Appeal Court Quashes Misconduct Finding Against Isat Buchanan Over 2020 DPP Remarks
The Court of Appeal has thrown out a professional misconduct ruling against attorney-at-law and Portland Eastern Member of Parliament Isat Buchanan over statements he made in 2020 about the Office of the Director of Public Prosecutions. Former DPP Paula Llewellyn brought the complaint.
In its decision delivered this morning, the appellate court found that the Disciplinary Committee of the General Legal Council handled parts of the matter unfairly and breached natural justice. The court also ruled that the committee made an error of law when it concluded that Buchanan had behaved in a way that was improper for a member of the legal profession.
The judges unanimously upheld Buchanan’s appeal in full. They cancelled the misconduct decision dated October 1, 2022, and removed all penalties the committee imposed on October 22, 2022. The GLC, Jamaica’s regulator for attorneys, was also ordered to cover Buchanan’s legal costs.
Justices Paulette Williams, Marcia Dunbar Green and Evan Brown heard the appeal last November. The matter is not the same as a separate GLC case tied to remarks Buchanan made about the DPP in 2023. In that later case, he admitted guilt but appealed a two-year suspension, which the Court of Appeal stayed in December 2023.
The case decided today stemmed from a November 2020 interview Buchanan gave to Loop News, the now-closed online news outlet. At the time, he was acting for dancehall artiste Adidjah ‘Vybz Kartel’ Palmer in a Privy Council challenge to Palmer’s murder conviction.
During that interview, Buchanan was quoted as saying the ODPP was "very dodgy and shady, and very deliberate in their action to continue to violate the constitutional rights of Adidja Palmer," as the defence continued a long-running fight over access to a mobile phone exhibit that was central to its case.
Llewellyn, then the DPP, lodged her complaint with the disciplinary committee in February 2021. In October 2022, the committee found that Buchanan breached Canon I(b) of the Legal Profession (Canons of Professional Ethics) Rules, which requires attorneys to "at all times maintain the honour and dignity of the profession". He was reprimanded.
Buchanan challenged that decision in November 2022, and arguments in the appeal were presented in May 2024. The Court of Appeal accepted two main complaints against the disciplinary committee’s ruling.
First, the court said the committee denied Buchanan natural justice by relying on the sub judice rule, which limits public comment on matters before the courts, without properly warning him that this was an issue he had to answer. Justice Williams said the complainant’s affidavits did not raise the sub judice point, and that the committee’s use of it without sufficient notice made the process defective.

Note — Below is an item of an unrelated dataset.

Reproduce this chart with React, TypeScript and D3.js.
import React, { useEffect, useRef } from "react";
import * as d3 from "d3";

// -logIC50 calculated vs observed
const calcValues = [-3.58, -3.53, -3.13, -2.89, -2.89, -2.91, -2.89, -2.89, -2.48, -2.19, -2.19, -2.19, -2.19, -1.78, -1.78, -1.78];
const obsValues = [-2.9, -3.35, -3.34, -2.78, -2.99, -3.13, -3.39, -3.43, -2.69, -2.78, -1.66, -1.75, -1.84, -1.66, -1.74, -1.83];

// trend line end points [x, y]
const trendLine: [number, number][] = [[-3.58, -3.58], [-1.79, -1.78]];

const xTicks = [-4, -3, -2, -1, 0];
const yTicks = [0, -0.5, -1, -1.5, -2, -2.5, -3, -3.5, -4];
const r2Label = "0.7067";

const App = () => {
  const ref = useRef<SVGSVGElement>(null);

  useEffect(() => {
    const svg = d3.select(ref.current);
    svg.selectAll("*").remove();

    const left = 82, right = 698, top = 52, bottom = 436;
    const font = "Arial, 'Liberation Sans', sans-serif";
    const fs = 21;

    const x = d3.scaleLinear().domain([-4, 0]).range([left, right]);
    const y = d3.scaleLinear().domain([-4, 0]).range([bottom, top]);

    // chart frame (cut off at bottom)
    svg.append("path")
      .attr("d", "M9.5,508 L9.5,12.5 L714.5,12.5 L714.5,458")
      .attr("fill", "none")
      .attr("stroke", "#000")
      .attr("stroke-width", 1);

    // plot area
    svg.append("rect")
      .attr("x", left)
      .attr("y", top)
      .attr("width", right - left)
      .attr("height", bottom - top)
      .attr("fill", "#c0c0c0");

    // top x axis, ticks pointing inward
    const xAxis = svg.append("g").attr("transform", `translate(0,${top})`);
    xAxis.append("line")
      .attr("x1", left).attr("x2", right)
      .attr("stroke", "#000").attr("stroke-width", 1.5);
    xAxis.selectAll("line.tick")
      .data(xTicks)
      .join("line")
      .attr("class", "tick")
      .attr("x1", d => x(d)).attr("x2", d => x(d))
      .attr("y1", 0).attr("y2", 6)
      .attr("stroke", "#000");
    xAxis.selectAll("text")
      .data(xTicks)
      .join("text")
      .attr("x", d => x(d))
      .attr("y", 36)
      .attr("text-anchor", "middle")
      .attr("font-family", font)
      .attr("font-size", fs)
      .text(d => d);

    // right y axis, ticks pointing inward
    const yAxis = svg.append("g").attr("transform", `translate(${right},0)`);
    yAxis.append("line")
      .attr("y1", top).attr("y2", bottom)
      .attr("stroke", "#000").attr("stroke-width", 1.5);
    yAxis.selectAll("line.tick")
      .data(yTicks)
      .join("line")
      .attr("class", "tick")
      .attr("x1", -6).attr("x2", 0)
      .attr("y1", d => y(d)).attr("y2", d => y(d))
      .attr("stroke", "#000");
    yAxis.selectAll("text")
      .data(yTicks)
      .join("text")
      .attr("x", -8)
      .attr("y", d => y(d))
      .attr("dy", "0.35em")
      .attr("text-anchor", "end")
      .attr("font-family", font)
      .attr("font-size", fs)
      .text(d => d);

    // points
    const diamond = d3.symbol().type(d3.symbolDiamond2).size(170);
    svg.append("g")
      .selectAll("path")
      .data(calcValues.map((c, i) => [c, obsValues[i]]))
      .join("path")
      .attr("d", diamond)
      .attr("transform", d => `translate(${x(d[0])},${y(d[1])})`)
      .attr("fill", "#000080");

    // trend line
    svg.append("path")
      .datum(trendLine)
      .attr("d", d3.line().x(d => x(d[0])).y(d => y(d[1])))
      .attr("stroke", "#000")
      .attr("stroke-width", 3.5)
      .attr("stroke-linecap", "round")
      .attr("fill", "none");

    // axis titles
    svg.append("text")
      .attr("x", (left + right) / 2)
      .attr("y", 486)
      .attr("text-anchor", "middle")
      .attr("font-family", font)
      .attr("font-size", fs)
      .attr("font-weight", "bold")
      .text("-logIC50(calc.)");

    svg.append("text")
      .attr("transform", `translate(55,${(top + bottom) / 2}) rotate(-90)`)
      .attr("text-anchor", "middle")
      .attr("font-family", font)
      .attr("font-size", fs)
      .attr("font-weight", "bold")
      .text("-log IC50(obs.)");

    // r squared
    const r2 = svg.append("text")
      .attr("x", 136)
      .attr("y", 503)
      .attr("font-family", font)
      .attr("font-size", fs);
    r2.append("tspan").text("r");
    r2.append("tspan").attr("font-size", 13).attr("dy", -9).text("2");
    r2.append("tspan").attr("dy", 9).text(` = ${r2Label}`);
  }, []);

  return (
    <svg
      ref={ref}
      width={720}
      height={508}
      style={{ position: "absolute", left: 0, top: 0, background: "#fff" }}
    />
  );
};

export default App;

"The committee acted unfairly and in breach of natural justice when it proceeded to consider the sub judice rule in circumstances where the appellant had received no proper prior notice that it would form part of the charges he would have to meet," Justice Williams wrote in the 47-page judgment.

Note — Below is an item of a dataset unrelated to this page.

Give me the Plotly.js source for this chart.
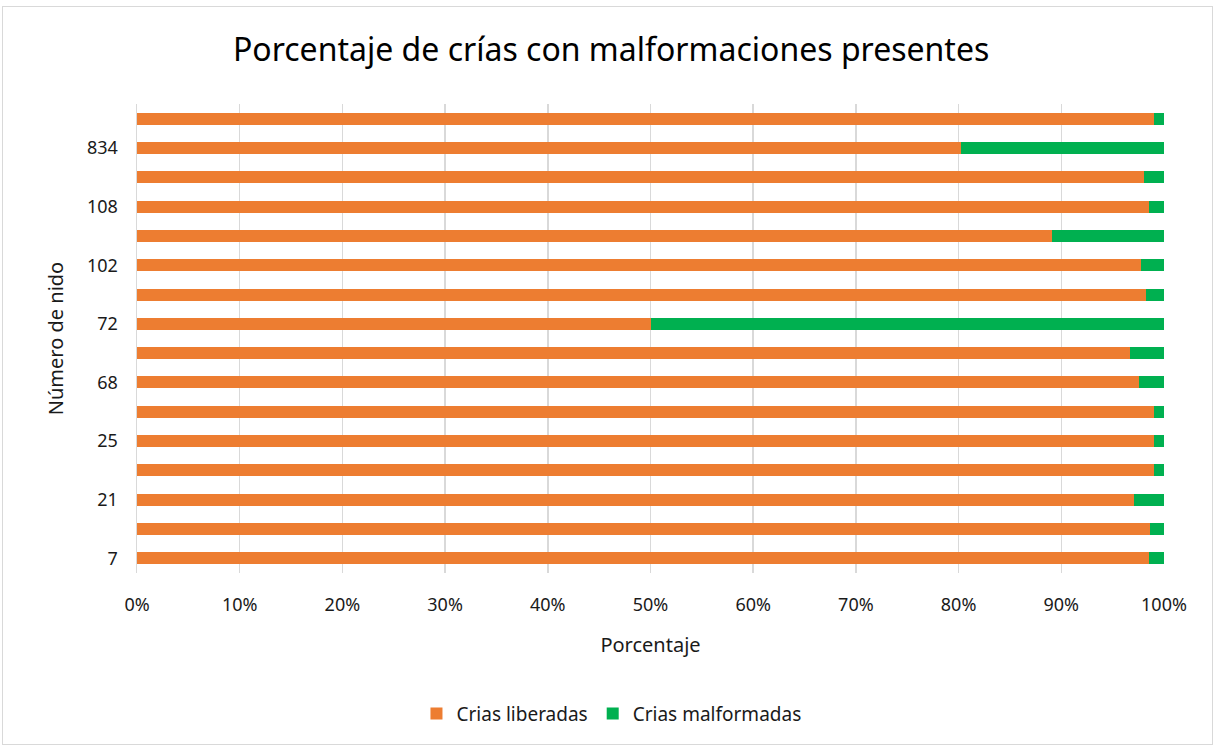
<!DOCTYPE html>
<html><head><meta charset="utf-8">
<script src="https://cdn.plot.ly/plotly-3.0.1.min.js"></script>
<style>
html,body{margin:0;padding:0;background:#fff;}
#chart{width:1215px;height:747px;position:absolute;left:0;top:0;}
#frame{position:absolute;left:2px;top:6px;width:1209px;height:737px;border:1px solid #d9d9d9;pointer-events:none;}
</style></head>
<body>
<div id="chart"></div>
<div id="frame"></div>
<script>
// Nest numbers (bottom to top); unlabeled nests in the original are shown without a tick label
const nidos = ["7", "nido b", "21", "nido d", "25", "nido f", "68", "nido h", "72", "nido j", "102", "nido l", "108", "nido n", "834", "nido p"];
const criasLiberadas = [98.5, 98.6, 97.1, 99.0, 99.0, 99.05, 97.6, 96.7, 50.0, 98.2, 97.8, 89.1, 98.5, 98.1, 80.2, 99.0];
const criasMalformadas = criasLiberadas.map(v => +(100 - v).toFixed(2));
const xTickVals = [0, 10, 20, 30, 40, 50, 60, 70, 80, 90, 100];
const xTickText = ["0%", "10%", "20%", "30%", "40%", "50%", "60%", "70%", "80%", "90%", "100%"];

const font = "Noto Sans, Open Sans, sans-serif";
const traces = [
  {type: "bar", orientation: "h", name: "Crias liberadas", y: nidos, x: criasLiberadas,
   marker: {color: "#ED7D31"}, hoverinfo: "x+y"},
  {type: "bar", orientation: "h", name: "Crias malformadas", y: nidos, x: criasMalformadas,
   marker: {color: "#00B050"}, hoverinfo: "x+y"}
];
const layout = {
  width: 1215, height: 747,
  margin: {l: 137, r: 51, t: 104, b: 174},
  paper_bgcolor: "#fff", plot_bgcolor: "#fff",
  barmode: "stack", bargap: 0.59,
  font: {family: font, color: "#404040"},
  title: {text: "Porcentaje de crías con malformaciones presentes", x: 0.503, xanchor: "center",
          y: 1 - 50/747, yanchor: "middle", yref: "container",
          font: {family: font, size: 32, color: "#000"}},
  xaxis: {range: [0, 100], tickvals: xTickVals, ticktext: xTickText, showgrid: true,
          gridcolor: "#d9d9d9", gridwidth: 1.5, zeroline: false, showline: false, ticks: "",
          tickfont: {size: 18, color: "#1a1a1a"}, ticklabelstandoff: 19,
          title: {text: "Porcentaje", font: {size: 20, color: "#1a1a1a"}, standoff: 22}},
  yaxis: {type: "category", dtick: 2, tick0: 0, showgrid: false, showline: true,
          linecolor: "#d9d9d9", linewidth: 1.5, ticks: "", zeroline: false,
          tickfont: {size: 18, color: "#1a1a1a"}, ticklabelstandoff: 14,
          range: [-0.5, 15.5],
          title: {text: "Número de nido", font: {size: 20, color: "#1a1a1a"}, standoff: 18}},
  showlegend: true,
  legend: {orientation: "h", x: 0.462, xanchor: "center", y: -0.30, yanchor: "middle",
           font: {size: 19, color: "#1a1a1a"}, traceorder: "normal", itemwidth: 30}
};
Plotly.newPlot("chart", traces, layout, {displayModeBar: false, staticPlot: true});
</script>
</body></html>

On the second ground, the court held that the committee misunderstood how the sub judice rule should be applied, even if Buchanan had been given notice. The judges said the rule is mainly aimed at publications that create a real danger of affecting fair court proceedings, but the committee did not properly examine that question.

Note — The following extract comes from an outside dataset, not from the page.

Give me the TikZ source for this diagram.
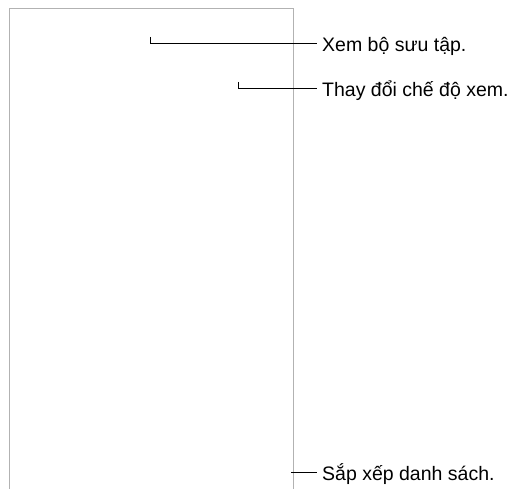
\documentclass[tikz,border=0pt]{standalone}
\usepackage{fontspec}
\setmainfont{Liberation Sans}
\begin{document}
\begin{tikzpicture}[x=1pt,y=-1pt,
  frame/.style={draw=black!30,line width=1pt},
  callout/.style={draw=black,line width=0.8pt},
  label/.style={anchor=base west,inner sep=0pt,font=\fontsize{19.5}{23}\selectfont}]
\useasboundingbox (0,0) rectangle (515,489);
\draw[frame] (9.5,495) -- (9.5,8.5) -- (293,8.5) -- (293,495);
\node[label] (t1) at (322,52) {Xem bộ sưu tập.};
\node[label] (t2) at (322,97) {Thay đổi chế độ xem.};
\node[label] (t3) at (322,481) {Sắp xếp danh sách.};
\coordinate (s1) at (150.7,43);
\coordinate (s2) at (238,88);
\coordinate (s3) at (291,472);
\coordinate (e1) at (s1 -| t1.west);
\coordinate (e2) at (s2 -| t2.west);
\coordinate (e3) at (s3 -| t3.west);
\draw[callout] ([yshift=6]s1) -- (s1) -- ([xshift=-5]e1);
\draw[callout] ([yshift=6]s2) -- (s2) -- ([xshift=-5]e2);
\draw[callout] (s3) -- ([xshift=-5]e3);
\end{tikzpicture}
\end{document}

The appellate court said the committee instead created a new test of its own. It also noted that the committee had already found that Buchanan’s criticism of the DPP was made in good faith, was grounded in facts, and was reasonable.
Given those findings, the court said the committee could not use the same words to find a breach solely because of when Buchanan made them.
The court refused the committee’s request to send the case back for another hearing. It accepted Buchanan’s argument that doing so would let the committee repair a basic procedural flaw, which his attorney John Clarke described as giving it "a second bite of the cherry."
Maurice Manning KC and Allyandra Thompson represented the GLC’s disciplinary committee. They were instructed by Nunes Scholefield Deleon & Co.
Buchanan won the Portland Eastern seat for the People’s National Party in September 2025.